I'm not convinced. Can you go to the Berkshire shareholder meeting and vote for your 0.0001 shares?
I find it much more likely that it's actually your broker who truly owns the share and you have a contract with them. This is not at all like a house which can actually have two true owners.
That doesn't mean there's anything wrong with such an arrangement, of course.
> Cede technically owns substantially all of the publicly issued stock in the United States.[2] Thus, investors do not themselves hold direct property rights in stock, but rather have contractual rights that are part of a chain of contractual rights involving Cede.[3]
Modifying the last link in that chain isn't such a big deal.
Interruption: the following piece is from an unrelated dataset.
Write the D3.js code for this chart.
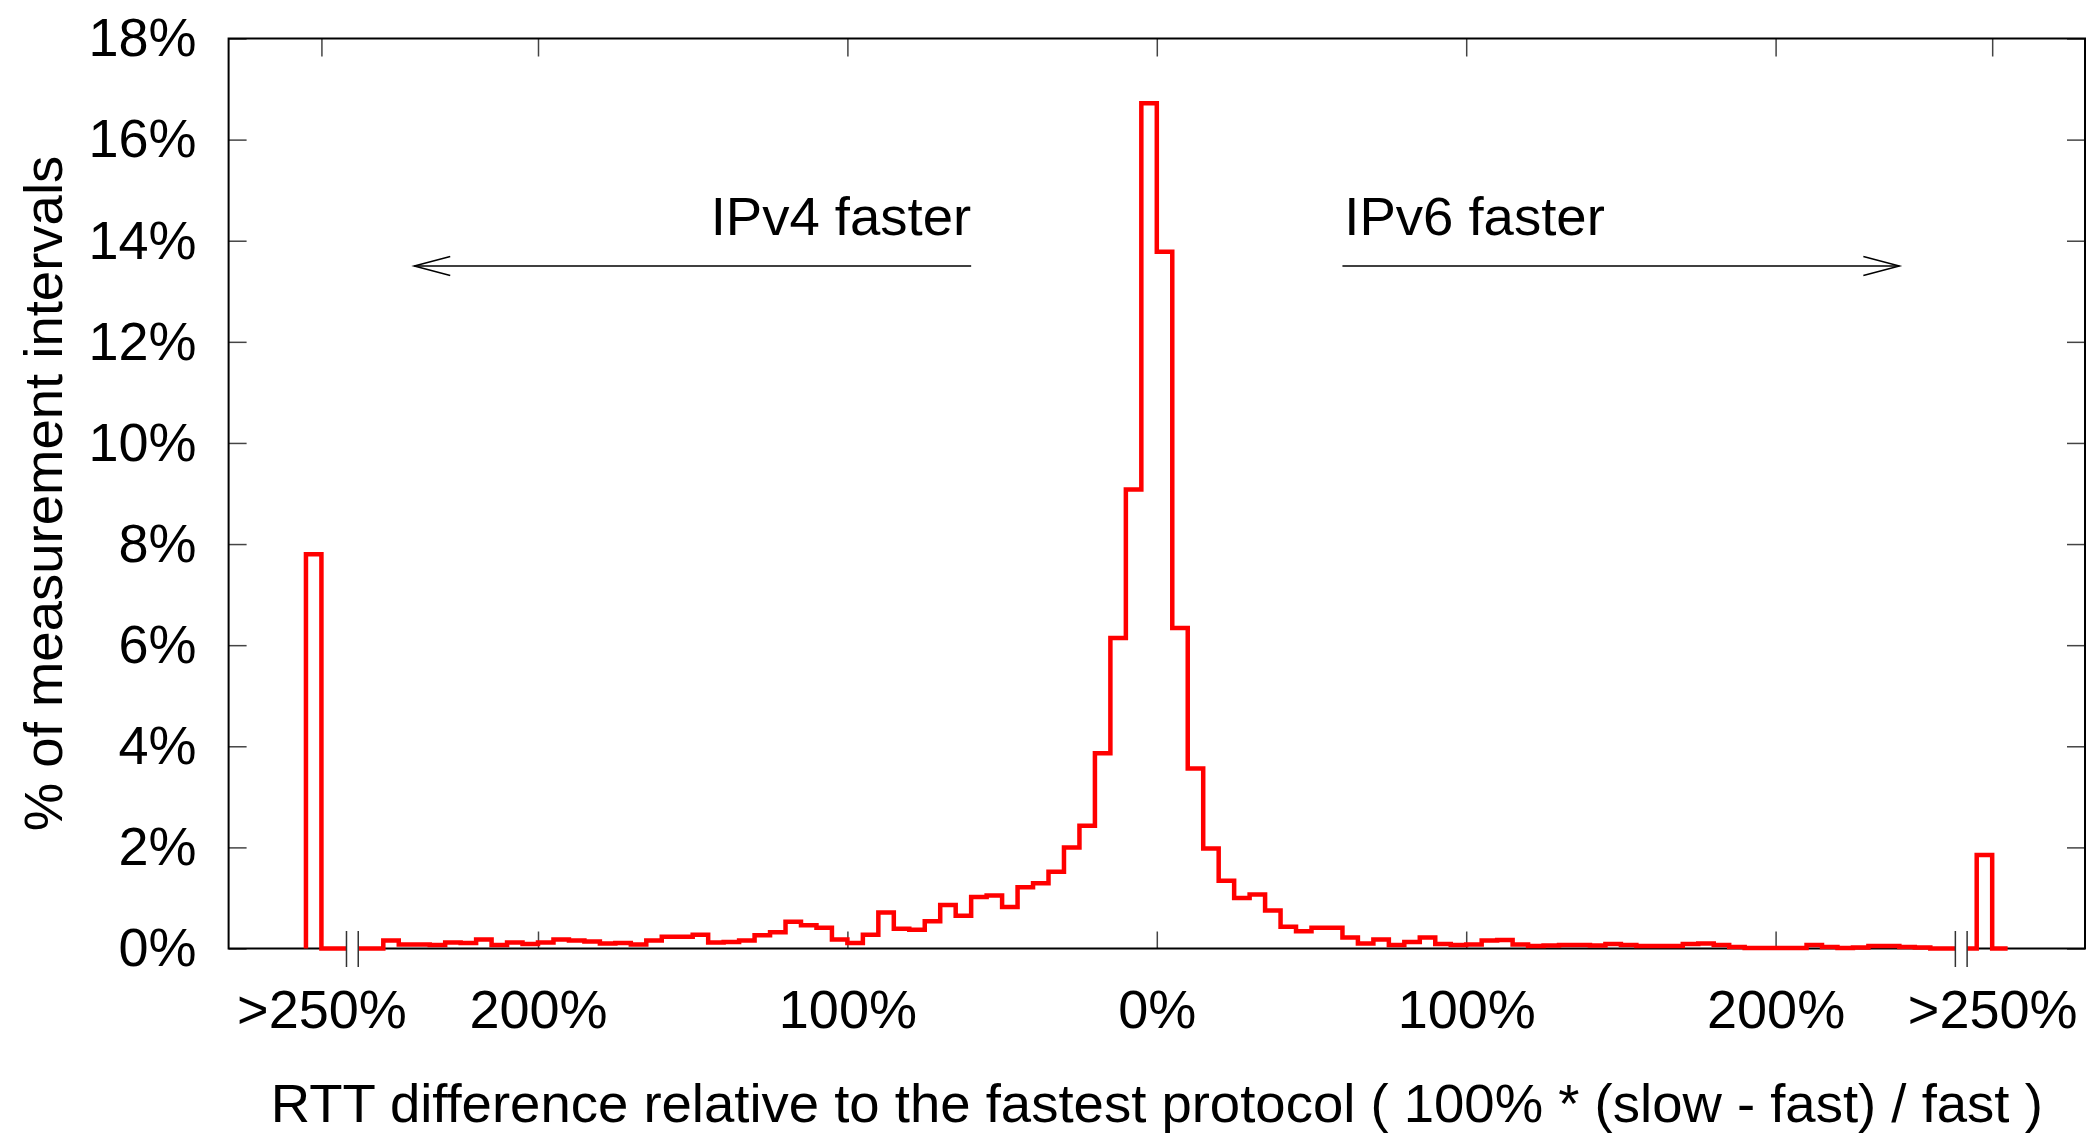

> I still wonder what might happen if the broker went bust and owed X different people various fractions of a single Berkshire share.
Legal liabilities ultimately are generally settled in dollars, though if an entity “goes bust” they tend to be written off or resolved at a small fraction of their theoretical worth based on the liquidation value of the remaining assets.
If you "own" one share, or 100, there are a couple of layers of other people who "truly own" the share, and you have a contract with them. You can look up Cede & Co and the DTCC.
Your arrangement with your broker for fractional shares is similar, though not identical. They're not just selling you a derivative product that they may optionally hedge with BRK/A.
> I find it much more likely that it's actually your broker who truly owns the share and you have a contract with them. This is not at all like a house which can actually have two true owners.
Well, a share of stock can have two true owners, it's just that public stocks don't.
The legal ownership structure isn't hard to find out; it is actually mandated by law. All publicly traded stocks are owned by the company set up for that purpose. Doesn't matter whether you're the contractual owner of a tenth of a share or the "sole owner" of a full share; the share is owned by DTCC.
>Can you go to the Berkshire shareholder meeting and vote for your 0.0001 shares
You could form a contract with your co-share owners describing how you allocate that benefit, just like would be necessary with a house with co-owners.
I have no idea if that happens, but it's certainly just as possible.
I find it much more likely that it's actually your broker who truly owns the share and you have a contract with them. This is not at all like a house which can actually have two true owners.
That doesn't mean there's anything wrong with such an arrangement, of course.